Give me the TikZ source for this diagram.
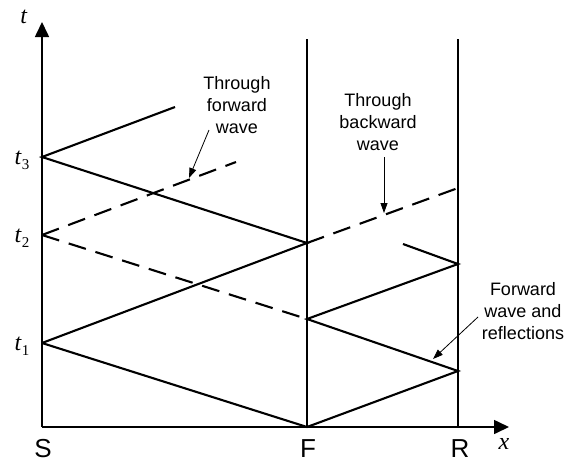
\documentclass[tikz,border=0pt]{standalone}
\usepackage{fontspec}
\setmainfont{Liberation Serif}
\setsansfont{Liberation Sans}
\usetikzlibrary{arrows.meta}
\newcommand{\tlab}[1]{\textit{t}\raisebox{-5pt}{\fontsize{15}{15}\selectfont #1}}
\begin{document}
\begin{tikzpicture}[x=1pt,y=-1pt,
  wave/.style={line width=2.1pt},
  wavedash/.style={line width=2.1pt,dash pattern=on 18pt off 10pt},
  bound/.style={line width=1.1pt},
  axis/.style={line width=1.6pt,-{Triangle[length=15pt,width=14pt]}},
  note/.style={line width=0.8pt,-{Triangle[length=10pt,width=7pt]}},
  lbl/.style={font=\sffamily\fontsize{18}{22}\selectfont,align=center,inner sep=0pt},
  big/.style={font=\sffamily\fontsize{26}{28}\selectfont,inner sep=0pt},
  mlbl/.style={font=\fontsize{24}{26}\selectfont,inner sep=0pt}]
\useasboundingbox (0,0) rectangle (564,463);
% key points
\coordinate (O) at (42,427);
\coordinate (T) at (42,22);
\coordinate (X) at (509,427);
\coordinate (t1) at (42,343);
\coordinate (t2) at (42,235);
\coordinate (t3) at (42,157);
\coordinate (Fb) at (307,427);
\coordinate (Ft) at (307,39);
\coordinate (Rb) at (458,427);
\coordinate (Rt) at (458,39);
\coordinate (F1) at (307,243);
\coordinate (F2) at (307,319);
\coordinate (R1) at (458,371);
\coordinate (R2) at (458,264);
\coordinate (R3) at (458,188);
\coordinate (e1) at (175,107);
\coordinate (e2) at (236,162);
\coordinate (e3) at (403,244);
% axes and boundaries
\draw[bound] (Fb) -- (Ft);
\draw[bound] (Rb) -- (Rt);
\draw[axis] (O) -- (T);
\draw[axis] (O) -- (X);
% waves
\draw[wave] (t1) -- (Fb) -- (R1) -- (F2) -- (R2) -- (e3);
\draw[wave] (t1) -- (F1) -- (t3) -- (e1);
\draw[wavedash] (t2) -- (e2);
\draw[wavedash] (t2) -- (F2);
\draw[wavedash] (F1) -- (R3);
% labels
\node[mlbl] (lt) at (24,17) {\textit{t}};
\node[mlbl] (l3) at (22,160) {\tlab{3}};
\node[mlbl] (l2) at (22,238) {\tlab{2}};
\node[mlbl] (l1) at (22,346) {\tlab{1}};
\node[mlbl] (lx) at (504,444) {\textit{x}};
\node[big] (lS) at (43,449) {S};
\node[big] (lF) at (308,449) {F};
\node[big] (lR) at (460,449) {R};
\node[lbl] (n1) at (237,105) {Through\\forward\\wave};
\node[lbl] (n2) at (378,122) {Through\\backward\\wave};
\node[lbl] (n3) at (523,311) {Forward\\wave and\\reflections};
\coordinate (a1s) at (209,130);
\coordinate (a1e) at (189,178);
\coordinate (a2s) at (384,157);
\coordinate (a2e) at (384,213);
\coordinate (a3s) at (478,317);
\coordinate (a3e) at (433,359);
\draw[note] (a1s) -- (a1e);
\draw[note] (a2s) -- (a2e);
\draw[note] (a3s) -- (a3e);
\end{tikzpicture}
\end{document}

### Directive
Transcribe the material exactly, keeping every word and none of the pictures.

### Exercise output
Give me the TikZ source for this diagram.
\documentclass[tikz,border=0pt]{standalone}
\usepackage{fontspec}
\setmainfont{Liberation Serif}
\setsansfont{Liberation Sans}
\usetikzlibrary{arrows.meta}
\newcommand{\tlab}[1]{\textit{t}\raisebox{-5pt}{\fontsize{15}{15}\selectfont #1}}
\begin{document}
\begin{tikzpicture}[x=1pt,y=-1pt,
  wave/.style={line width=2.1pt},
  wavedash/.style={line width=2.1pt,dash pattern=on 18pt off 10pt},
  bound/.style={line width=1.1pt},
  axis/.style={line width=1.6pt,-{Triangle[length=15pt,width=14pt]}},
  note/.style={line width=0.8pt,-{Triangle[length=10pt,width=7pt]}},
  lbl/.style={font=\sffamily\fontsize{18}{22}\selectfont,align=center,inner sep=0pt},
  big/.style={font=\sffamily\fontsize{26}{28}\selectfont,inner sep=0pt},
  mlbl/.style={font=\fontsize{24}{26}\selectfont,inner sep=0pt}]
\useasboundingbox (0,0) rectangle (564,463);
% key points
\coordinate (O) at (42,427);
\coordinate (T) at (42,22);
\coordinate (X) at (509,427);
\coordinate (t1) at (42,343);
\coordinate (t2) at (42,235);
\coordinate (t3) at (42,157);
\coordinate (Fb) at (307,427);
\coordinate (Ft) at (307,39);
\coordinate (Rb) at (458,427);
\coordinate (Rt) at (458,39);
\coordinate (F1) at (307,243);
\coordinate (F2) at (307,319);
\coordinate (R1) at (458,371);
\coordinate (R2) at (458,264);
\coordinate (R3) at (458,188);
\coordinate (e1) at (175,107);
\coordinate (e2) at (236,162);
\coordinate (e3) at (403,244);
% axes and boundaries
\draw[bound] (Fb) -- (Ft);
\draw[bound] (Rb) -- (Rt);
\draw[axis] (O) -- (T);
\draw[axis] (O) -- (X);
% waves
\draw[wave] (t1) -- (Fb) -- (R1) -- (F2) -- (R2) -- (e3);
\draw[wave] (t1) -- (F1) -- (t3) -- (e1);
\draw[wavedash] (t2) -- (e2);
\draw[wavedash] (t2) -- (F2);
\draw[wavedash] (F1) -- (R3);
% labels
\node[mlbl] (lt) at (24,17) {\textit{t}};
\node[mlbl] (l3) at (22,160) {\tlab{3}};
\node[mlbl] (l2) at (22,238) {\tlab{2}};
\node[mlbl] (l1) at (22,346) {\tlab{1}};
\node[mlbl] (lx) at (504,444) {\textit{x}};
\node[big] (lS) at (43,449) {S};
\node[big] (lF) at (308,449) {F};
\node[big] (lR) at (460,449) {R};
\node[lbl] (n1) at (237,105) {Through\\forward\\wave};
\node[lbl] (n2) at (378,122) {Through\\backward\\wave};
\node[lbl] (n3) at (523,311) {Forward\\wave and\\reflections};
\coordinate (a1s) at (209,130);
\coordinate (a1e) at (189,178);
\coordinate (a2s) at (384,157);
\coordinate (a2e) at (384,213);
\coordinate (a3s) at (478,317);
\coordinate (a3e) at (433,359);
\draw[note] (a1s) -- (a1e);
\draw[note] (a2s) -- (a2e);
\draw[note] (a3s) -- (a3e);
\end{tikzpicture}
\end{document}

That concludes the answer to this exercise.